As many as 16 air tankers, 10 helicopters and additional fixed-wing aircraft were assisting ground crews. As of Thursday, an estimated 700 firefighters were battling the blaze. With so many wildfires throughout the state, incident commanders initially struggled to get enough firefighters on the lines of the Holy Fire.
The South Coast Air Quality Management District issued a smoke advisory through Friday in Orange County and portions of Los Angeles, Riverside and San Bernardino counties because of the Holy fire.
All schools in the Menifee Unified School District in Riverside County were closed Thursday due to poor air quality caused by the fire, and the campuses will remain shuttered Friday.
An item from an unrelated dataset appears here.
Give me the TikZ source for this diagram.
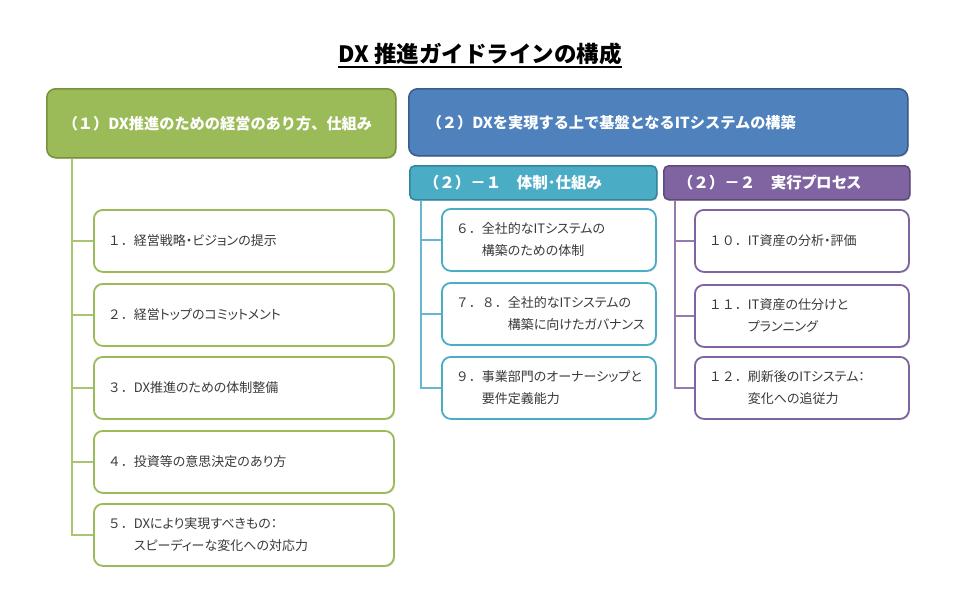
\documentclass[tikz,border=0pt]{standalone}
\usepackage{fontspec}
\setmainfont{Noto Sans CJK JP}
\newfontfamily\pfont[RawFeature=+palt]{Noto Sans CJK JP}
\usetikzlibrary{shadows}
\definecolor{gfill}{HTML}{9BBB59}
\definecolor{gdark}{HTML}{76923C}
\definecolor{bfill}{HTML}{4F81BD}
\definecolor{bdark}{HTML}{385D8A}
\definecolor{tfill}{HTML}{4BACC6}
\definecolor{tdark}{HTML}{31859C}
\definecolor{pfill}{HTML}{8064A2}
\definecolor{pdark}{HTML}{5F497A}
\definecolor{txt}{HTML}{3A3A3A}
\tikzset{
  hdr/.style={rectangle, rounded corners=9pt, line width=1.5pt, anchor=north west,
    text=white, font=\fontsize{15.2}{17}\selectfont\bfseries, align=left,
    drop shadow={opacity=0.25, shadow xshift=1.2pt, shadow yshift=-1.2pt}},
  subhdr/.style={hdr, rounded corners=5pt, minimum height=34pt, inner xsep=14pt,
    font=\fontsize{15.5}{18}\selectfont\bfseries},
  itembox/.style={rectangle, rounded corners=9pt, line width=1.8pt, fill=white, anchor=north west,
    text=txt, font=\fontsize{13}{22}\selectfont, align=left, inner xsep=14pt,
    drop shadow={opacity=0.18, shadow xshift=1.2pt, shadow yshift=-1.2pt}},
  gbox/.style={itembox, draw=gfill, text width=272pt, minimum height=62pt},
  tbox/.style={itembox, draw=tfill, text width=186pt, minimum height=62pt},
  pbox/.style={itembox, draw=pfill, text width=186pt, minimum height=62pt},
  gline/.style={draw=gfill!85, line width=2.6pt},
  tline/.style={draw=tfill!85, line width=2.6pt},
  pline/.style={draw=pfill!85, line width=2.6pt},
}
\newcommand{\oneline}[2]{#1{\pfont #2}}
\newcommand{\twoline}[3]{\begin{tabular}{@{}l@{}l@{}}#1&{\pfont #2}\\&{\pfont #3}\end{tabular}}
\begin{document}
\begin{tikzpicture}[x=1pt,y=-1pt]
\useasboundingbox[fill=white] (0,0) rectangle (960,610);
% title
\node[inner sep=0pt, font=\fontsize{22.5}{24}\selectfont\bfseries, text=black] (title) at (480,54) {DX 推進ガイドラインの構成};
\draw[line width=1.6pt] ([yshift=-4.5pt]title.base west) -- ([yshift=-4.5pt]title.base east);
% headers
\node[hdr, fill=gfill, draw=gdark, minimum width=349pt, minimum height=69pt, text width=317pt, inner xsep=16pt] (h1) at (46,88) {（１）DX推進のための経営のあり方、仕組み};
\node[hdr, fill=bfill, draw=bdark, minimum width=499pt, minimum height=67pt, text width=463pt, inner xsep=18pt] (h2) at (408,88) {（２）DXを実現する上で基盤となるITシステムの構築};
\node[subhdr, fill=tfill, draw=tdark, minimum width=247pt, text width=219pt] (h21) at (409,165) {（２）－１　{\pfont 体制･仕組み}};
\node[subhdr, fill=pfill, draw=pdark, minimum width=246pt, text width=218pt] (h22) at (663,165) {（２）－２　{\pfont 実行プロセス}};
% green items
\node[gbox] (b1) at (93,209) {\oneline{１．}{経営戦略・ビジョンの提示}};
\node[gbox] (b2) at (93,283) {\oneline{２．}{経営トップのコミットメント}};
\node[gbox] (b3) at (93,356) {\oneline{３．}{DX推進のための体制整備}};
\node[gbox] (b4) at (93,430) {\oneline{４．}{投資等の意思決定のあり方}};
\node[gbox] (b5) at (93,503) {\twoline{５．}{DXにより実現すべきもの：}{スピーディーな変化への対応力}};
% teal items
\node[tbox] (b6) at (441,208) {\twoline{６．}{全社的なITシステムの}{構築のための体制}};
\node[tbox] (b7) at (441,282) {\twoline{７．８．}{全社的なITシステムの}{構築に向けたガバナンス}};
\node[tbox] (b9) at (441,356) {\twoline{９．}{事業部門のオーナーシップと}{要件定義能力}};
% purple items
\node[pbox] (b10) at (694,209) {\oneline{１０．}{IT資産の分析・評価}};
\node[pbox] (b11) at (694,284) {\twoline{１１．}{IT資産の仕分けと}{プランニング}};
\node[pbox] (b12) at (694,356) {\twoline{１２．}{刷新後のITシステム：}{変化への追従力}};
% connector trunks
\coordinate (g0) at ([xshift=26pt]h1.south west);
\coordinate (t0) at ([xshift=12pt]h21.south west);
\coordinate (p0) at ([xshift=12pt]h22.south west);
\draw[gline] (g0) |- (b5.west);
\foreach \b in {b1,b2,b3,b4} \draw[gline] (\b.west) -- (\b.west -| g0);
\draw[tline] (t0) |- (b9.west);
\foreach \b in {b6,b7} \draw[tline] (\b.west) -- (\b.west -| t0);
\draw[pline] (p0) |- (b12.west);
\foreach \b in {b10,b11} \draw[pline] (\b.west) -- (\b.west -| p0);
\end{tikzpicture}
\end{document}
The Perris Union High School District will also be closed Friday.
Trabuco and Holy Jim canyons were also under mandatory evacuation orders, as well as the Blue Jay and El Cariso campgrounds. All campgrounds in the Trabuco Ranger District were closed and forest road closures were in effect for Trabuco Creek, Maple Springs, North Main Divide, Bedford and Indian Truck Trail.
A care and reception center was established at Temescal Canyon High School on El Toro Road in Lake Elsinore. An evacuation center is also open at San Juan Hills High School at 29211 Stallion Ridge in San Juan Capistrano.
Small animals can be taken to Animal Friends of the Valley at 33751 Mission Trail in Wildomar. Information is available by calling (951) 674-0618 between 8 a.m. and 4 p.m. or (951) 506-5069 between 4 p.m. and 8 a.m. For those under mandatory evacuation, animals large and small can also be taken to Rancho Mission Viejo Riding Park, 30753 La Plata Road in San Juan Capistrano.
Livestock was being accepted at Elsinore High School in the 21800 block of Canyon Drive.
The steep terrain was making it difficult for fire engines to get to some of the flames, so the major weapons against the blaze are the aerial water drops, officials said.
Bommarito noted that the area probably hasn’t burned since about 1980.